When I visited Wolpert at NASA Ames, a year after our conversation in Boston, he pointed out that the search for equilibrium amounts to viewing a game from the inside, from the viewpoint of one of the participants, instead of from the vantage point of an external scientist assessing the whole system. From the inside, there may be an optimal solution, but a scientist on the outside looking in should merely be predicting what will happen (not trying to win the game). If you look at it that way, you know you can never be sure how a game will end up. A science of game theory should therefore not be seeking a single answer, but a probability distribution of answers from which to make the best possible prediction of how the game will turn out, Wolpert insists. "It's going to be the case that whenever you are given partial information about a system, what must pop out at the other end is a distribution over possibilities, not a single answer."11
In other words, scientists in the past were not really thinking about the game players as particles, at least not in the right way. If you think about it, you realize that no physicist computing the thermodynamic properties of a gas worries about what an individual molecule is doing. The idea is to figure out the bulk features of the whole collection of molecules. You can't know what each molecule is up to, but you can calculate, statistically, the macroscopic behavior of all the molecules combined. The parallel between games and gases should be clear. Statistical physicists studying gases don't know what individual molecules are doing, and game theorists don't know what individual players are thinking. But physicists do know how collections of molecules are likely to behave—statistically—and can make good predictions about the bulk properties of a gas. Similarly, game theorists ought to be able to make statistical predictions about what will happen in a game.
This is, as Wolpert repeatedly emphasizes, the way science usually works. Scientists have limited information about the systems they are studying and try to make the best prediction possible given the information they have. And just as a player in a game has incomplete information about all the game's possible strategy combinations, the scientist studying the game has incomplete information about what the player knows and how the player thinks (remember that different individuals play games in different ways).
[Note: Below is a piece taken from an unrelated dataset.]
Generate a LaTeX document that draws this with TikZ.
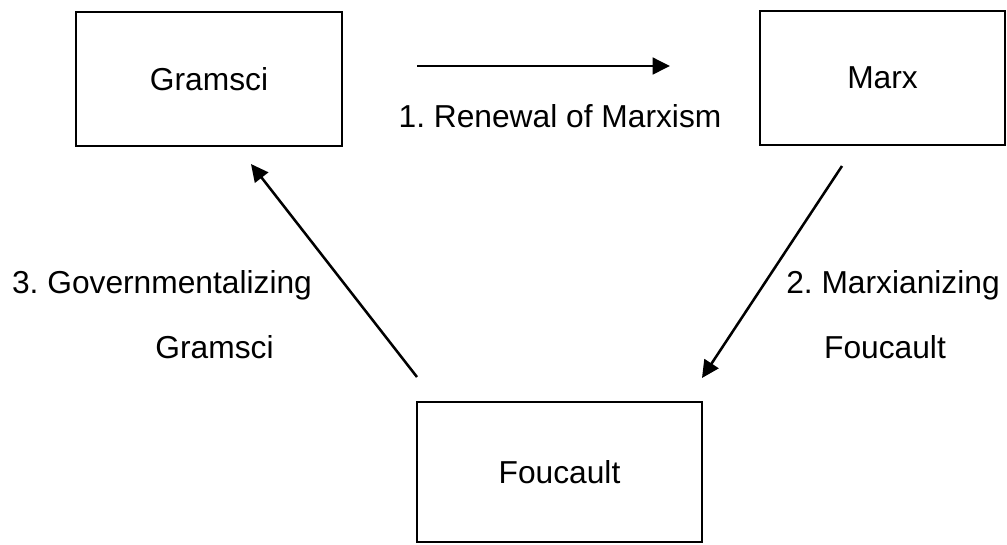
\documentclass[tikz,border=0pt]{standalone}
\usepackage{fontspec}
\setmainfont{Liberation Sans}
\usetikzlibrary{arrows.meta}
\frenchspacing

\begin{document}
\begin{tikzpicture}[x=0.75pt, y=-0.75pt, font=\fontsize{23.8}{28}\selectfont,
    thinker/.style = {draw, line width=0.9pt, inner sep=0pt},
    flow/.style = {line width=1.9pt, -{Triangle[length=13pt, width=12.5pt]}},
    caption/.style = {anchor=base}]
    \useasboundingbox (0,0) rectangle (1007,544);
    \node[thinker, minimum width=199.5pt, minimum height=100.5pt] (gramsci) at (209,79) {Gramsci};
    \node[thinker, minimum width=183.75pt, minimum height=100.5pt] (marx) at (882.5,78) {Marx};
    \node[thinker, minimum width=213.75pt, minimum height=105pt] (foucault) at (559.5,472) {Foucault};
    \coordinate (r1) at (417,66);
    \coordinate (r2) at (670,66);
    \coordinate (m1) at (842,166);
    \coordinate (m2) at (702,378);
    \coordinate (g1) at (417,377);
    \coordinate (g2) at (251,164);
    \draw[flow] (r1) -- (r2);
    \draw[flow] (m1) -- (m2);
    \draw[flow] (g1) -- (g2);
    \node[caption] (renewal) at (560,127) {1. Renewal of Marxism};
    \node[caption] (marxian) at (893,293) {2. Marxianizing};
    \node[caption] (marxian2) at (885,358) {Foucault};
    \node[caption] (govern) at (162,293) {3. Governmentalizing};
    \node[caption] (govern2) at (214.5,358) {Gramsci};
\end{tikzpicture}
\end{document}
All sciences face this sort of problem—knowing something about a system and then, based on that limited knowledge, trying to predict what's going to happen, Wolpert pointed out. "So how does science go about answering these questions? In every single scientific field of endeavor, what will come out of such an exercise is a probability distribution."12
From this point of view, another sort of mixed strategy enters game theory. It's not just that the player has a mixed strategy, a probability distribution of possible moves from which to choose. The scientist describing the game also has a kind of "mixed strategy" of possible predictions about how the game will turn out.
"When you think about it, it's obvious," Wolpert said. "If I give you a game of real human beings, no, you're not going to always have the same outcome. You're going to have more than one possible outcome…. It's not going to be the case they are always going to come up with the exact same set of mixed strategies. There's going to be a distribution over their mixed strategies, just like in any other scientific scenario."
This is clearly taking game theory to another level. While each player has a mixed strategy, a probability distribution of pure strategies, the scientist describing the game should compute a probability distribution of all the players' mixed strategies. And how do you find those probability distributions of mixed strategies? By maximizing your ignorance, of course. If you want to treat game theory as though the people were particles, the best approach is to assume a probability distribution for their strategies that maximizes the uncertainty (or the entropy, in information theory terms). Using this approach, you don't need to assume that the players in a game have limits on their rationality; such limits naturally appear in the formulas that information theory provides. Given a probability distribution of possible outcomes for the game, then, you can choose which outcome to bet on using the principles of decision theory.
"When you need a prediction, a probability distribution won't do," said Wolpert. "You have to decide to fire the missile or don't fire; turn left or right." The underlying axioms for the mathematical basis for making such a decision were worked out in the 1950s by Leonard Savage13 in some detail, but they boil down to something like Pascal's Wager. If you have a probability distribution of possible outcomes, but don't know enough to distill the possibilities down to a single prediction, you need to consider how much you have to lose (or to gain) if your decision is wrong (or right).
"If you predict X, but the truth is Y, how much are you hurt? Or conversely, how much do you benefit?" Wolpert explained. "Cer
tain kinds of mispredictions aren't going to hurt you very much, depending on what the truth is. But in other instances … your prediction of truth might cause all sorts of problems—you've now launched World War III."
Decision theory dictates that you should make the prediction that minimizes your expected loss ("expected" signifying that the relative probabilities of the choices are taken into account—you average the magnitudes of loss over all the possibilities). Consequently, Wolpert observes, different individual observers would make different predictions about the outcome of a game, even if the probability distribution of possible outcomes is the same, because some people would have more to lose than others for certain incorrect predictions.
"In other words, for the exact same game, your decision as the external person making the prediction is going to vary depending on your loss function," he says. That means the best prediction about the outcome isn't some equilibrium point established within the game, but rather depends on "the person external to the game who's making the prediction about what's going to come out of it." And so sometimes the likeliest outcome of a game will not be a Nash equilibrium.
But why not, if a Nash equilibrium represents the stable outcome where nobody has an incentive to change? It seems like people would keep changing their strategy until they had no incentive not to. But when game theory is cast in the information-theoretic equations of maximum entropy, the answer becomes clear. A term in the equations signifies the cost of computing the best strategy, and in a complicated game that cost is likely to be too high. In other words, a player attempting to achieve a maximum payoff must factor in the cost of computing what it takes to get that payoff. The player's utility is not just the expected payoff, but the expected payoff minus the cost of computing it.